Hace cuatro décadas que gobiernos y compañías de todo el mundo llegaron a la misma conclusión: no aprovechar los avances en las comunicaciones y el transporte y depender sólo de la inversión y el mercado internos no parecía inteligente. Era resignarse a un crecimiento lánguido y al rezago tecnológico; era fomentar el contrabando y condenar a sus consumidores a adquirir satisfactores chafas a precios inasequibles.
La desaparición de la Unión Soviética mostró que la cerrazón no convenía ni siquiera cuando se gozaba de una inmensa dotación natural y una base industrial consolidada. El éxito de Hong Kong y Singapur hizo evidente que hasta minúsculas ciudades-estado prosperan exportando masivamente.
El principal instrumento para mantener el aislamiento eran los impuestos que tenían que cubrir los extranjeros que deseaban colocar sus mercaderías. El propósito que se perseguía era reducir la competencia externa para permitir a los fabricantes domésticos vender más caro y fortalecerse. Sin embargo, precios altos significan menos compradores y frecuentemente, la ilusión de obtener ganancias superiores se esfuma.
Rápidamente en todas partes se fueron eliminando los aranceles. El promedio para todos los productos y para todos los países pasó de 34% en 1996 a 2.7% en 2010 (datos del Banco Mundial). Además, al crearse la Organización Mundial de Comercio se encontró la fórmula para acabar con disputas inacabables. En vez de amenazas y chantajes se empezaron a poner reglas de observancia general y se crearon mecanismos para arreglar controversias.
Estados Unidos, Canadá y México se incorporaron decididamente a esa corriente y proyectaron a Norteamérica como la región de mayor futuro. Hasta entonces, compensábamos la compra de bienes de capital con la factura petrolera y agrícola. El problema era que la volatilidad de los precios nos ponía a sufrir a cada rato. Estábamos atorados y la insistencia en conservar la agotada política de sustitución de importaciones nos llevó a sucesivas crisis. Finalmente entendimos y fuimos liberalizando sector por sector. En menos de dos décadas nos convertimos en vendedores de manufacturas. Aunque mantenemos algunos gravámenes, estos sólo tienen efecto fuera de los muchos tratados que hemos firmado.
Baja competitividad
Nuestro vecino del norte ha buscado la autarquía desde los tiempos coloniales. Les funcionó hasta hace poco por su abundancia de recursos, por el tamaño de su mercado, porque Europa se la vivía en guerras que dejaban destrozada la planta productiva y porque los asiáticos padecían limitaciones logísticas. Pero también ellos se convencieron de que lo mejor era eliminar las restricciones al comercio y hoy tienen una de las economías más abiertas. Su tarifa promedio para todos los productos es de 1.5%. Sólo siguen protegiendo fuertemente el azúcar, los textiles y el vestido, el cuero y el calzado; en servicios, el transporte aéreo y marítimo y los seguros.
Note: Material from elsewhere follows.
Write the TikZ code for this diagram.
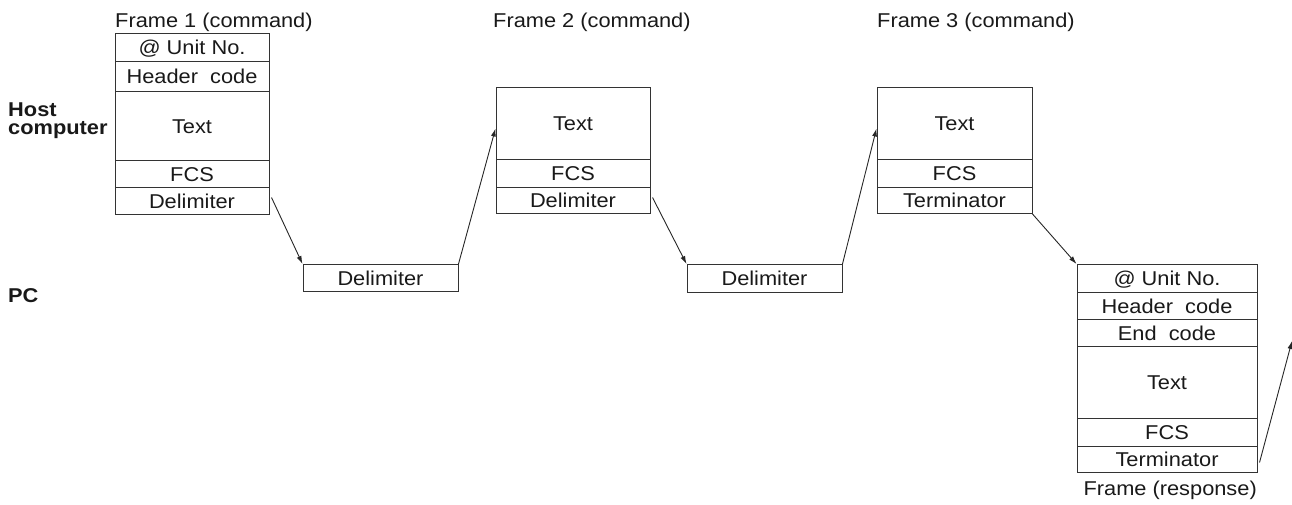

Indudablemente la Unión Americana se ha beneficiado de la globalización, pero hay circunstancias que le han impedido sacar más provecho. Por un lado, la Comunidad Europea de hecho borró las fronteras para el comercio intrarregional, pero sigue tasando sensiblemente lo que llega de fuera del continente. Algo similar sucede con Japón, Corea del Sur y China. Continúan resguardando sus industrias y al mismo tiempo, gracias a la apertura, saturan a Estados Unidos con sus mercancías. Tiene razón Donald Trump al inconformarse. Lo absurdo es que no intente arreglar el conflicto en el marco de instituciones internacionales probadas o de tratos bilaterales civilizados.
Su problema de fondo es que no se han lanzado a exportar en serio. Es ridículo que con su preeminencia tecnológica y la capacidad de ahorro que podrían tener, no sean ellos los que inunden con artículos "Made in USA" los supermercados de todo el planeta. La consecuencia de esa flojera es que, al no tener el incentivo de la competencia, producen ineficientemente y con baja calidad. Ello acaba propiciando el cierre de factorías y el desequilibrio en los términos de intercambio.
Es posible que, luego de una guerra de desgaste, los europeos y los asiáticos acepten eliminar o disminuir sus tarifas. Eso lo utilizará Trump para ganar votos, pero no representará un triunfo para su nación. Sus empresas seguirán con escaso interés en incrementar la inversión física o el gasto en investigación; en innovar sus procesos o en ofrecer nuevas opciones a sus clientes.